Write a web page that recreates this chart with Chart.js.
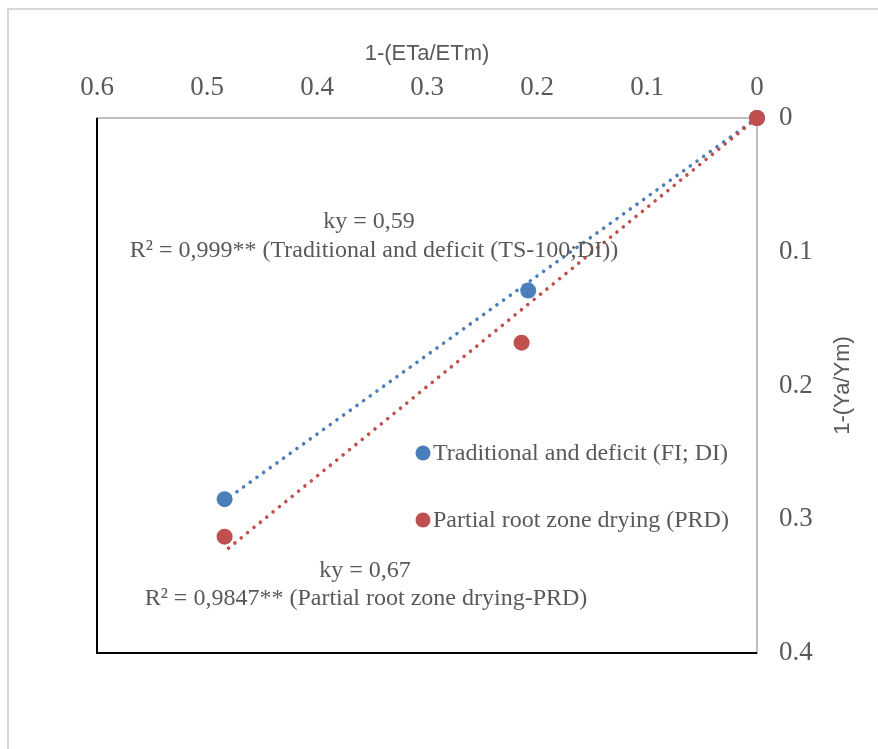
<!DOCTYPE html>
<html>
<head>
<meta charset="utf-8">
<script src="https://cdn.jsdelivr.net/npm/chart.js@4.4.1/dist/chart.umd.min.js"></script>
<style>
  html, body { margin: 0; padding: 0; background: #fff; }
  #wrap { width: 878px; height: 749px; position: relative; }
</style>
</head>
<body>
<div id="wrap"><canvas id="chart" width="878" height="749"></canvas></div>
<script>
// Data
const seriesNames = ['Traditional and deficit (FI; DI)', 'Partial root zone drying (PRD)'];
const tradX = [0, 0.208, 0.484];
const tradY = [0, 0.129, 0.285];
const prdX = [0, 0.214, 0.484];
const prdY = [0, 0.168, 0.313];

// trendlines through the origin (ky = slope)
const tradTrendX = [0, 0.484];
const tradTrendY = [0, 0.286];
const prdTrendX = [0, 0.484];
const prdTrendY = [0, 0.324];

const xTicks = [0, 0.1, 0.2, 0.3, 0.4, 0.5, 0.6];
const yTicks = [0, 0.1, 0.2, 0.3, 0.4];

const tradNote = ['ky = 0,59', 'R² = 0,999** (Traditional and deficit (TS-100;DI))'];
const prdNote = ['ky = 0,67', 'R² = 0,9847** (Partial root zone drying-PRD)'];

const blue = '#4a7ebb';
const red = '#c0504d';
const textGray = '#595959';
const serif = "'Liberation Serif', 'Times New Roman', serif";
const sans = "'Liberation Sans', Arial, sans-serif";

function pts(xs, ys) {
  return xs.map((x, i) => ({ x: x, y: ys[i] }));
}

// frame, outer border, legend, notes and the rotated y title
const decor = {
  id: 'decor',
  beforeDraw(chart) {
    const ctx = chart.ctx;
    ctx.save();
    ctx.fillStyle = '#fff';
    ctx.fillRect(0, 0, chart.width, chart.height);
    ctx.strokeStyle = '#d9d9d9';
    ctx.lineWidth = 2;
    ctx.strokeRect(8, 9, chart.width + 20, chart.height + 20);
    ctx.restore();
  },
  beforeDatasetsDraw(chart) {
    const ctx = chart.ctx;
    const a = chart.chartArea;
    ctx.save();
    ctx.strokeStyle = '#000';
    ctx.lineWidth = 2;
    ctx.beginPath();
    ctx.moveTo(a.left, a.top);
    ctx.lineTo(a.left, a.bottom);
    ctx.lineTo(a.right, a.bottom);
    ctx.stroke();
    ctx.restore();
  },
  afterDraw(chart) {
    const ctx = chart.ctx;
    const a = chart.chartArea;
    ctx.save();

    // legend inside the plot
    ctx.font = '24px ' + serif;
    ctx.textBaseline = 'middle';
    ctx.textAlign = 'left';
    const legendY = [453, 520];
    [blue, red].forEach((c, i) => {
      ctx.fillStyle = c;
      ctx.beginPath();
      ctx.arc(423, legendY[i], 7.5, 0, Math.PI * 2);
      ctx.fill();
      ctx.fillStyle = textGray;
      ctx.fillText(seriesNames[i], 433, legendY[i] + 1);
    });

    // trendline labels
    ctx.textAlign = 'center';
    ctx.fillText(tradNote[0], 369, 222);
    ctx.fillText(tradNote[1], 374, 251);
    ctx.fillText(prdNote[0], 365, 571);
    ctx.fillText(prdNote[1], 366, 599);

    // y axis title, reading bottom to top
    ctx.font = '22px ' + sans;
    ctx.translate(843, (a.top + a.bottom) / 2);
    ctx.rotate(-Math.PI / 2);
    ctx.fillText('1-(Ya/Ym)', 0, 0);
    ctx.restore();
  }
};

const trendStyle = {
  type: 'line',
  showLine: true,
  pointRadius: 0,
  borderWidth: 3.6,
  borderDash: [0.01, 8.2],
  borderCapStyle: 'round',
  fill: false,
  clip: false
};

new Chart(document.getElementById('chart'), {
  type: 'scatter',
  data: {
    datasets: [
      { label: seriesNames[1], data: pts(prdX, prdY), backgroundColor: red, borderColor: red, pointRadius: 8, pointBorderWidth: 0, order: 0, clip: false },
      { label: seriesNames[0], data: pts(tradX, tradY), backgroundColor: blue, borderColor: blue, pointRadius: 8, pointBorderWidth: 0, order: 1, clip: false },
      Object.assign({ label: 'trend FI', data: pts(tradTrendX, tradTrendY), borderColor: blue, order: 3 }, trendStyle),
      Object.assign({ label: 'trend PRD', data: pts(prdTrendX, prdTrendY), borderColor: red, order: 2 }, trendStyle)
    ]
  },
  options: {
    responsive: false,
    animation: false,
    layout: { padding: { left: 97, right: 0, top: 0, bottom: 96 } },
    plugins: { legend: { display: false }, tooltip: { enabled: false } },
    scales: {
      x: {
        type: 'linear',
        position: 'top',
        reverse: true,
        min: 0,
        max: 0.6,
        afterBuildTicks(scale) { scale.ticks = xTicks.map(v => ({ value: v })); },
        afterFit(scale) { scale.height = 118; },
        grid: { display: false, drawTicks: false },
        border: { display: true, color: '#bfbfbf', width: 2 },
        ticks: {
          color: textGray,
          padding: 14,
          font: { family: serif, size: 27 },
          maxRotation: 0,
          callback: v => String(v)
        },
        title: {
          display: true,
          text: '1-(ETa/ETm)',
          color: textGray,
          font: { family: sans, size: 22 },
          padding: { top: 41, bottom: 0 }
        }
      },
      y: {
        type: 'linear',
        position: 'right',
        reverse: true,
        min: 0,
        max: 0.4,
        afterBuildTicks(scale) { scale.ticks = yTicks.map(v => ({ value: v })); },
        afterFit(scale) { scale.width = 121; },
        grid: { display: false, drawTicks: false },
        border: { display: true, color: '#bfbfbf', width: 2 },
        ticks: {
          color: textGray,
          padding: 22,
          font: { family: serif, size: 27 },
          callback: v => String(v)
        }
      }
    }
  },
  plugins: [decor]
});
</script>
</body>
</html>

========================================

THE REQUEST: What is needed is an exact reproduction of the data, pictures excluded.

ANSWER:
Write a web page that recreates this chart with Chart.js.
<!DOCTYPE html>
<html>
<head>
<meta charset="utf-8">
<script src="https://cdn.jsdelivr.net/npm/chart.js@4.4.1/dist/chart.umd.min.js"></script>
<style>
  html, body { margin: 0; padding: 0; background: #fff; }
  #wrap { width: 878px; height: 749px; position: relative; }
</style>
</head>
<body>
<div id="wrap"><canvas id="chart" width="878" height="749"></canvas></div>
<script>
// Data
const seriesNames = ['Traditional and deficit (FI; DI)', 'Partial root zone drying (PRD)'];
const tradX = [0, 0.208, 0.484];
const tradY = [0, 0.129, 0.285];
const prdX = [0, 0.214, 0.484];
const prdY = [0, 0.168, 0.313];

// trendlines through the origin (ky = slope)
const tradTrendX = [0, 0.484];
const tradTrendY = [0, 0.286];
const prdTrendX = [0, 0.484];
const prdTrendY = [0, 0.324];

const xTicks = [0, 0.1, 0.2, 0.3, 0.4, 0.5, 0.6];
const yTicks = [0, 0.1, 0.2, 0.3, 0.4];

const tradNote = ['ky = 0,59', 'R² = 0,999** (Traditional and deficit (TS-100;DI))'];
const prdNote = ['ky = 0,67', 'R² = 0,9847** (Partial root zone drying-PRD)'];

const blue = '#4a7ebb';
const red = '#c0504d';
const textGray = '#595959';
const serif = "'Liberation Serif', 'Times New Roman', serif";
const sans = "'Liberation Sans', Arial, sans-serif";

function pts(xs, ys) {
  return xs.map((x, i) => ({ x: x, y: ys[i] }));
}

// frame, outer border, legend, notes and the rotated y title
const decor = {
  id: 'decor',
  beforeDraw(chart) {
    const ctx = chart.ctx;
    ctx.save();
    ctx.fillStyle = '#fff';
    ctx.fillRect(0, 0, chart.width, chart.height);
    ctx.strokeStyle = '#d9d9d9';
    ctx.lineWidth = 2;
    ctx.strokeRect(8, 9, chart.width + 20, chart.height + 20);
    ctx.restore();
  },
  beforeDatasetsDraw(chart) {
    const ctx = chart.ctx;
    const a = chart.chartArea;
    ctx.save();
    ctx.strokeStyle = '#000';
    ctx.lineWidth = 2;
    ctx.beginPath();
    ctx.moveTo(a.left, a.top);
    ctx.lineTo(a.left, a.bottom);
    ctx.lineTo(a.right, a.bottom);
    ctx.stroke();
    ctx.restore();
  },
  afterDraw(chart) {
    const ctx = chart.ctx;
    const a = chart.chartArea;
    ctx.save();

    // legend inside the plot
    ctx.font = '24px ' + serif;
    ctx.textBaseline = 'middle';
    ctx.textAlign = 'left';
    const legendY = [453, 520];
    [blue, red].forEach((c, i) => {
      ctx.fillStyle = c;
      ctx.beginPath();
      ctx.arc(423, legendY[i], 7.5, 0, Math.PI * 2);
      ctx.fill();
      ctx.fillStyle = textGray;
      ctx.fillText(seriesNames[i], 433, legendY[i] + 1);
    });

    // trendline labels
    ctx.textAlign = 'center';
    ctx.fillText(tradNote[0], 369, 222);
    ctx.fillText(tradNote[1], 374, 251);
    ctx.fillText(prdNote[0], 365, 571);
    ctx.fillText(prdNote[1], 366, 599);

    // y axis title, reading bottom to top
    ctx.font = '22px ' + sans;
    ctx.translate(843, (a.top + a.bottom) / 2);
    ctx.rotate(-Math.PI / 2);
    ctx.fillText('1-(Ya/Ym)', 0, 0);
    ctx.restore();
  }
};

const trendStyle = {
  type: 'line',
  showLine: true,
  pointRadius: 0,
  borderWidth: 3.6,
  borderDash: [0.01, 8.2],
  borderCapStyle: 'round',
  fill: false,
  clip: false
};

new Chart(document.getElementById('chart'), {
  type: 'scatter',
  data: {
    datasets: [
      { label: seriesNames[1], data: pts(prdX, prdY), backgroundColor: red, borderColor: red, pointRadius: 8, pointBorderWidth: 0, order: 0, clip: false },
      { label: seriesNames[0], data: pts(tradX, tradY), backgroundColor: blue, borderColor: blue, pointRadius: 8, pointBorderWidth: 0, order: 1, clip: false },
      Object.assign({ label: 'trend FI', data: pts(tradTrendX, tradTrendY), borderColor: blue, order: 3 }, trendStyle),
      Object.assign({ label: 'trend PRD', data: pts(prdTrendX, prdTrendY), borderColor: red, order: 2 }, trendStyle)
    ]
  },
  options: {
    responsive: false,
    animation: false,
    layout: { padding: { left: 97, right: 0, top: 0, bottom: 96 } },
    plugins: { legend: { display: false }, tooltip: { enabled: false } },
    scales: {
      x: {
        type: 'linear',
        position: 'top',
        reverse: true,
        min: 0,
        max: 0.6,
        afterBuildTicks(scale) { scale.ticks = xTicks.map(v => ({ value: v })); },
        afterFit(scale) { scale.height = 118; },
        grid: { display: false, drawTicks: false },
        border: { display: true, color: '#bfbfbf', width: 2 },
        ticks: {
          color: textGray,
          padding: 14,
          font: { family: serif, size: 27 },
          maxRotation: 0,
          callback: v => String(v)
        },
        title: {
          display: true,
          text: '1-(ETa/ETm)',
          color: textGray,
          font: { family: sans, size: 22 },
          padding: { top: 41, bottom: 0 }
        }
      },
      y: {
        type: 'linear',
        position: 'right',
        reverse: true,
        min: 0,
        max: 0.4,
        afterBuildTicks(scale) { scale.ticks = yTicks.map(v => ({ value: v })); },
        afterFit(scale) { scale.width = 121; },
        grid: { display: false, drawTicks: false },
        border: { display: true, color: '#bfbfbf', width: 2 },
        ticks: {
          color: textGray,
          padding: 22,
          font: { family: serif, size: 27 },
          callback: v => String(v)
        }
      }
    }
  },
  plugins: [decor]
});
</script>
</body>
</html>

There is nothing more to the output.